Monday, August 29, 2016

Learning to Love Books Again…


Two books from my stack, and a notebook on top for ideas that haven't taken shape yet.


…maybe even my own.

For a long while now, just the sight of a book was enough to put a knot in my stomach.

Each one, even if I really wanted to read it, became a reminder of the unfinished dreams I had for my own books; of the marketing that sucked the life out of me every time I forced myself to do it, and the daily barrage of books thrust into my timelines on social media.

So. Many. Books.

How did I ever grow tired of the sight of them?

How did I go from feeling a huge sense of excitement and belonging with others when they professed “I’m a writer,” to a restrained, conflicted, polite response of “Oh. Good luck to you.”?

It took so much less time than I ever imagined it could to erode my life-long love affair with books. To me they have always been things to be treasured, safely kept (I have books from my childhood showing only the mildest passage of time upon their yellowed pages) and accumulated to no end.

Libraries, sacred places.

So what happened to me?

Publishing happened to me.  The good, the bad, and the heartbreaking.

And as more of an artistic soul than a business person, I was wholly unprepared for what the business of publishing truly entailed.

I was unprepared for the fact that no matter how hard I worked on my books, how well edited they were, how pretty the covers were, how perfect the punctuation, that releasing them would be akin to screaming into the void and praying to be heard.

I was lucky, I had some category successes as far as Amazon and BN rankings went at times of promotion with a couple of my books. But overall? I was blessed to have the publisher that I did while they were around, because the truth is that after the sales for GODSPEED were so low (Wattpad reads notwithstanding) I don’t think my second book would have been given a chance by any other publisher.

I do miss Booktrope…

Despite my deep, soul-level disconnect from whatever magic it is that makes someone good at marketing (I tried everything I could think of, I swear, and only drew the line at a few things I would not because everyone else was doing them and failing with them so I saved my limited energy) I was happy with the fact that my books were beautiful, and they were out there in the world.

In print.

Then, with the closure of the company (yes, it still hurts) it all went away.

Now I have to accept that, for many and varied reasons, my books exist only as text files in a huge database of millions of stories. Sometimes found, but just as easily overlooked.

Please don’t misunderstand me: I’m so grateful to everyone who has read my books. So many were and still are supportive and I am so grateful, forever.

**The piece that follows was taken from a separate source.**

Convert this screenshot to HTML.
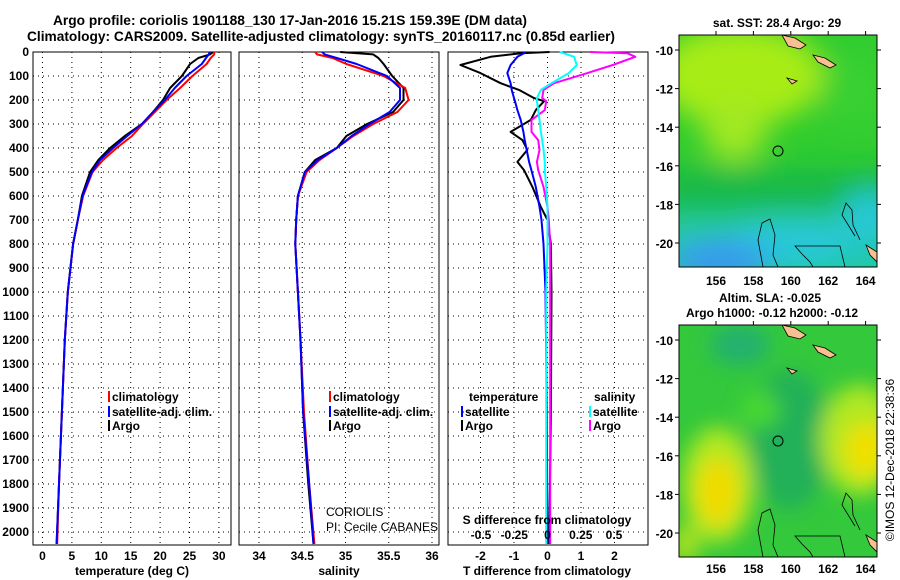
<!DOCTYPE html>
<html><head><meta charset="utf-8">
<style>
html,body{margin:0;padding:0;background:#fff;}
svg{display:block;font-family:"Liberation Sans",sans-serif;}
.b{font-weight:bold;font-size:12px;}
.n{font-weight:normal;font-size:12px;}
</style></head>
<body>
<svg id="chart" width="900" height="580" viewBox="0 0 900 580">
<defs>
  <filter id="blur1" x="-50%" y="-50%" width="200%" height="200%"><feGaussianBlur stdDeviation="14"/></filter>
  <filter id="blur2" x="-50%" y="-50%" width="200%" height="200%"><feGaussianBlur stdDeviation="10"/></filter>
  <clipPath id="clipMap1"><rect x="679" y="35" width="198" height="232"/></clipPath>
  <clipPath id="clipMap2"><rect x="679" y="325" width="198" height="232"/></clipPath>
</defs>
<text x="290" y="25" text-anchor="middle" font-size="14" font-weight="bold" textLength="474" lengthAdjust="spacingAndGlyphs">Argo profile: coriolis 1901188_130 17-Jan-2016 15.21S 159.39E (DM data)</text>
<text x="321" y="41" text-anchor="middle" font-size="14" font-weight="bold" textLength="588" lengthAdjust="spacingAndGlyphs">Climatology: CARS2009. Satellite-adjusted climatology: synTS_20160117.nc (0.85d earlier)</text>
<g id="grids"></g>
<g id="series"></g>
<g id="labels"></g>

<!-- Map 1 SST -->
<g>
<g clip-path="url(#clipMap1)">
  <rect x="679" y="35" width="198" height="232" fill="#30cc30"/>
  <g filter="url(#blur1)">
    <ellipse cx="740" cy="75" rx="85" ry="50" fill="#a8ec18"/>
    <ellipse cx="735" cy="130" rx="32" ry="32" fill="#a0e820"/>
    <ellipse cx="855" cy="90" rx="35" ry="40" fill="#38d030"/>
    <rect x="660" y="170" width="240" height="40" fill="#18b848"/>
    <rect x="660" y="215" width="240" height="70" fill="#20c8b0"/>
    <ellipse cx="790" cy="240" rx="60" ry="25" fill="#28c8d8"/>
    <ellipse cx="870" cy="215" rx="30" ry="25" fill="#28c8d8"/>
    <ellipse cx="720" cy="262" rx="50" ry="22" fill="#3898f0"/>
  </g>
  <g fill="#f8c090" stroke="#000" stroke-width="0.8">
    <path d="M782 35 L795 38 L806 45 L800 49 L788 46 Z"/>
    <path d="M813 55 L825 58 L836 65 L830 68 L818 62 Z"/>
    <path d="M787 78 L797 81 L792 84 Z"/>
    <path d="M866 245 L877 252 L877 262 L870 255 Z"/>
  </g>
  <g fill="none" stroke="#000" stroke-width="0.8">
    <path d="M763 267 L758 240 L762 223 L770 219 L775 235 L773 255 L778 267"/>
    <path d="M845 267 L840 246 L795 246 L802 254 L810 262 L813 267"/>
    <path d="M855 236 L842 215 L846 203 L852 210 L853 225 L860 240"/>
  </g>
  <circle cx="778" cy="151" r="5" fill="none" stroke="#000" stroke-width="1"/>
</g>
<rect x="679" y="35" width="198" height="232" fill="none" stroke="#000" stroke-width="1"/>
<text x="777" y="27" text-anchor="middle" class="b">sat. SST: 28.4 Argo: 29</text>
</g>

<!-- Map 2 SLA -->
<g>
<g clip-path="url(#clipMap2)">
  <rect x="679" y="325" width="198" height="232" fill="#34c83c"/>
  <g filter="url(#blur2)">
    <ellipse cx="790" cy="440" rx="40" ry="70" fill="#20b058"/>
    <ellipse cx="740" cy="345" rx="30" ry="20" fill="#20b070"/>
    <ellipse cx="760" cy="410" rx="20" ry="18" fill="#48d830"/>
    <ellipse cx="718" cy="485" rx="36" ry="58" fill="#b0e820"/>
    <ellipse cx="718" cy="492" rx="22" ry="34" fill="#f0dc00"/>
    <ellipse cx="860" cy="440" rx="40" ry="55" fill="#b0e820"/>
    <ellipse cx="866" cy="450" rx="22" ry="28" fill="#f0e000"/>
    <ellipse cx="685" cy="545" rx="15" ry="20" fill="#a8e020"/>
  </g>
  <g fill="#f8c090" stroke="#000" stroke-width="0.8">
    <path d="M782 325 L795 328 L806 335 L800 339 L788 336 Z"/>
    <path d="M813 345 L825 348 L836 355 L830 358 L818 352 Z"/>
    <path d="M787 368 L797 371 L792 374 Z"/>
    <path d="M866 535 L877 542 L877 552 L870 545 Z"/>
  </g>
  <g fill="none" stroke="#000" stroke-width="0.8">
    <path d="M763 557 L758 530 L762 513 L770 509 L775 525 L773 545 L778 557"/>
    <path d="M845 557 L840 536 L795 536 L802 544 L810 552 L813 557"/>
    <path d="M855 526 L842 505 L846 493 L852 500 L853 515 L860 530"/>
  </g>
  <circle cx="778" cy="441" r="5" fill="none" stroke="#000" stroke-width="1"/>
</g>
<rect x="679" y="325" width="198" height="232" fill="none" stroke="#000" stroke-width="1"/>
<text x="770" y="302" text-anchor="middle" class="b">Altim. SLA: -0.025</text>
<text x="772" y="317" text-anchor="middle" class="b">Argo h1000: -0.12 h2000: -0.12</text>
</g>
<g id="maplabels"></g>
<text transform="translate(894,460) rotate(-90)" text-anchor="middle" font-size="12">©IMOS 12-Dec-2018 22:38:36</text>
</svg>
<script>
// ---- data ----
const depths = [0,10,25,50,100,150,200,250,300,350,400,450,500,600,700,800,1000,1200,1500,1800,2050];
const tempArgo = [29.0,28.5,26.5,25.1,23.7,21.7,20.5,18.8,16.9,14.0,11.5,9.5,8.1,6.7,6.0,5.2,4.3,3.8,3.3,2.8,2.4];
const tempClim = [29.2,29.2,28.6,27.9,25.5,23.4,21.1,19.1,17.1,15.2,12.6,10.3,8.5,6.9,6.0,5.2,4.3,3.8,3.3,2.8,2.5];
const tempSat  = [28.4,28.3,27.8,27.1,24.5,22.5,20.8,18.8,16.9,14.4,12.0,9.8,8.4,6.8,6.0,5.2,4.3,3.8,3.3,2.8,2.4];
const salArgo = [34.94,35.32,35.38,35.44,35.54,35.67,35.67,35.55,35.25,35.01,34.90,34.65,34.53,34.45,34.43,34.42,34.45,34.48,34.51,34.57,34.63];
const salClim = [34.65,34.67,34.85,35.01,35.44,35.69,35.73,35.60,35.32,35.09,34.90,34.70,34.55,34.45,34.43,34.42,34.45,34.48,34.52,34.58,34.64];
const salSat  = [34.73,34.76,34.90,35.13,35.48,35.63,35.63,35.51,35.28,35.07,34.90,34.68,34.53,34.45,34.43,34.42,34.45,34.48,34.51,34.58,34.63];
const diffDepths = [0,5,20,54,88,130,158,192,205,242,283,333,367,408,458,492,562,645,700,800,1000,1500,2050];
const tDiffArgo = [0.06,-0.8,-1.7,-2.6,-2.0,-1.4,-0.85,-0.4,-0.1,-0.35,-0.5,-1.1,-0.75,-0.6,-0.9,-0.7,-0.45,-0.2,0,0.1,0.12,0.1,0.05];
const tDiffSat  = [-0.65,-0.7,-0.9,-1.1,-1.2,-1.1,-1.07,-1.0,-0.97,-0.9,-0.8,-0.72,-0.68,-0.62,-0.55,-0.48,-0.35,-0.24,-0.18,-0.12,-0.06,-0.02,0];
const sDiffSat  = [0.09,0.12,0.2,0.22,0.16,0.03,-0.05,-0.08,-0.08,-0.07,-0.06,-0.05,-0.04,-0.03,-0.02,-0.02,-0.01,0,0,0,-0.01,-0.01,-0.01];
const sDiffArgo = [0.32,0.6,0.66,0.49,0.3,0.05,-0.03,-0.04,-0.01,-0.02,-0.12,-0.12,-0.07,-0.06,-0.08,-0.07,-0.03,0,0.01,0.02,0.02,0.02,0.02];
const depthTicks = [0,100,200,300,400,500,600,700,800,900,1000,1100,1200,1300,1400,1500,1600,1700,1800,1900,2000];
const tempTicks = [0,5,10,15,20,25,30];
const salTicks = [34,34.5,35,35.5,36];
const tdTicks = [-2,-1,0,1,2];
const sdTicks = [-0.5,-0.25,0,0.25,0.5];
const sdTickLabels = ["-0.5","-0.25","0","0.25","0.5"];
const lonTicks = [156,158,160,162,164];
const latTicks = [-10,-12,-14,-16,-18,-20];

// ---- scales ----
const NS='http://www.w3.org/2000/svg';
const TOP=52, BOT=545;
const yD = d => TOP + d*0.24;
const xT = t => 42.5 + t*5.88;
const xS = s => 259 + (s-34)*86.5;
const xTD = v => 547.5 + v*33.5;
const xSD = v => 547.5 + v*133;
const panels = [{x0:33,x1:231},{x0:239,x1:439},{x0:448,x1:648}];
function mk(tag, attrs, parent){const e=document.createElementNS(NS,tag);for(const k in attrs)e.setAttribute(k,attrs[k]);parent.appendChild(e);return e;}
const G=document.getElementById('grids'), S=document.getElementById('series'), L=document.getElementById('labels'), ML=document.getElementById('maplabels');

const vgrid=[tempTicks.map(xT), salTicks.map(xS), tdTicks.map(xTD)];
panels.forEach((p,i)=>{
  depthTicks.forEach(d=>{ if(d>0){
    const l=mk('line',{x1:p.x0,x2:p.x1,y1:yD(d),y2:yD(d),stroke:'#000','stroke-width':1,'stroke-dasharray':'1,4'},G);
    
    
  }});
  vgrid[i].forEach(x=>{ if(x>p.x0+1 && x<p.x1-1){
    const l=mk('line',{x1:x,x2:x,y1:TOP,y2:BOT,stroke:'#000','stroke-width':1,'stroke-dasharray':'1,4'},G);
    
    
  }});
  const r=mk('rect',{x:p.x0,y:TOP,width:p.x1-p.x0,height:BOT-TOP,fill:'none',stroke:'#000','stroke-width':1},G);
  
  
});

function line(xs, ds, fx, color, name){
  const pts=xs.map((v,i)=>fx(v).toFixed(1)+','+yD(ds[i]).toFixed(1)).join(' ');
  const e=mk('polyline',{points:pts,fill:'none',stroke:color,'stroke-width':2,'stroke-linejoin':'round'},S);
  
  
}
line(tempArgo,depths,xT,'#000','temp-argo-line');
line(tempClim,depths,xT,'#f00','temp-climatology-line');
line(tempSat,depths,xT,'#00f','temp-satellite-line');
line(salArgo,depths,xS,'#000','salinity-argo-line');
line(salClim,depths,xS,'#f00','salinity-climatology-line');
line(salSat,depths,xS,'#00f','salinity-satellite-line');
line(tDiffArgo,diffDepths,xTD,'#000','tdiff-argo-line');
line(tDiffSat,diffDepths,xTD,'#00f','tdiff-satellite-line');
line(sDiffArgo,diffDepths,xSD,'#f0f','sdiff-argo-line');
line(sDiffSat,diffDepths,xSD,'#0ff','sdiff-satellite-line');

function txt(x,y,s,anchor,name,cls){
  const e=mk('text',{x:x,y:y,'text-anchor':anchor||'start',class:cls||'b'},L);
  e.textContent=s;
  
  
  return e;
}
depthTicks.forEach(d=>txt(29,yD(d)+4,String(d),'end','depth-tick-label'));
tempTicks.forEach(t=>txt(xT(t),560,String(t),'middle','temp-tick-label'));
salTicks.forEach(s=>txt(xS(s),560,String(s),'middle','salinity-tick-label'));
tdTicks.forEach(v=>txt(xTD(v),560,String(v),'middle','tdiff-tick-label'));
sdTicks.forEach((v,i)=>txt(xSD(v),539,sdTickLabels[i],'middle','sdiff-tick-label'));
txt(132,575,'temperature (deg C)','middle','temp-axis-title');
txt(339,575,'salinity','middle','salinity-axis-title');
txt(547,575,'T difference from climatology','middle','tdiff-axis-title');
txt(547,524,'S difference from climatology','middle','sdiff-axis-title');
txt(326,516,'CORIOLIS','start','operator-label','n');
txt(326,531,'PI: Cecile CABANES','start','pi-label','n');

function leg(x,y,color,label,name){
  const m=mk('rect',{x:x,y:y-10,width:2,height:11,fill:color},L);
  
  
  txt(x+4,y,label,'start',name);
}
leg(108,401,'#f00','climatology','legend-climatology');
leg(108,416,'#00f','satellite-adj. clim.','legend-satellite');
leg(108,430,'#000','Argo','legend-argo');
leg(329,401,'#f00','climatology','legend2-climatology');
leg(329,416,'#00f','satellite-adj. clim.','legend2-satellite');
leg(329,430,'#000','Argo','legend2-argo');
txt(469,401,'temperature','start','legend3-temperature-header');
leg(461,416,'#00f','satellite','legend3-t-satellite');
leg(461,430,'#000','Argo','legend3-t-argo');
txt(594,401,'salinity','start','legend3-salinity-header');
leg(589,416,'#0ff','satellite','legend3-s-satellite');
leg(589,430,'#f0f','Argo','legend3-s-argo');

// map axes
const mLon = v => 716 + (v-156)*18.7;
[{top:35,lat10:50,lab:285},{top:325,lat10:340,lab:573}].forEach((m,mi)=>{
  lonTicks.forEach(v=>{
    const e=mk('text',{x:mLon(v),y:m.lab,'text-anchor':'middle',class:'b'},ML);
    e.textContent=String(v);
    
    
    const t=mk('line',{x1:mLon(v),x2:mLon(v),y1:m.top-4,y2:m.top,stroke:'#000'},ML);
    
    
  });
  latTicks.forEach(v=>{
    const y=m.lat10 + (-10-v)*19.3;
    const e=mk('text',{x:673,y:y+5,'text-anchor':'end',class:'b'},ML);
    e.textContent=String(v);
    
    
    const t=mk('line',{x1:675,x2:679,y1:y,y2:y,stroke:'#000'},ML);
    
    
    const t2=mk('line',{x1:877,x2:881,y1:y,y2:y,stroke:'#000'},ML);
    
    
  });
});
</script>
</body></html>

That support and the comments of Wattpad readers kept me writing through times when I doubted I could publish another book (and I ended up with five that I am really, at the end of the day, proud to have written.)

Their audience may have been modest but it was enthusiastic (even those who disliked my books did so enthusiastically) and that was what I hoped for: just to connect to a few souls out there who saw what I was trying to say and ‘got it’ as far as the books went.

So, back to my book burn out.

I have so many books waiting to be read on my iPad I can’t bring myself to open the Kindle app most days, and if I do, somehow I end up returning to reading things I’ve read before, or non-fiction, instead of catching up on the never ending stream of new fiction generated every week.

Has my love of books truly died?

No, it’s still got a pulse, it’s just really, really faint at the moment, and so I have given up on the idea for now of reading anything for pleasure beyond a magazine article here and there or a bit of non-fiction or poetry.

I wonder how long it will be before the idea of cracking into a new book brings the thrill back to me that it once did.

I wonder how long it will be until I can once again appreciate books—truly appreciate them— even, and maybe especially, my own, for what they are.

They are works of art in their finest form; even if much of what is out there right now does not draw me in or beckon me, there will eventually be a book that calls me back to reading just for the joy of getting to know the inhabitants of the pages, and a I imagine the day will come when someone tells me that they’re a writer and I once again feel that deep sense of belonging and excitement, just because we share a passion for committing words to paper.

Until then, I’ll bide my time, knowing my stack of books, piled high, teetering, and a little dusty, will be faithfully waiting for my return.

As far as picking up a pen to write long-form fiction again? That is something that right now, I still cannot even fathom.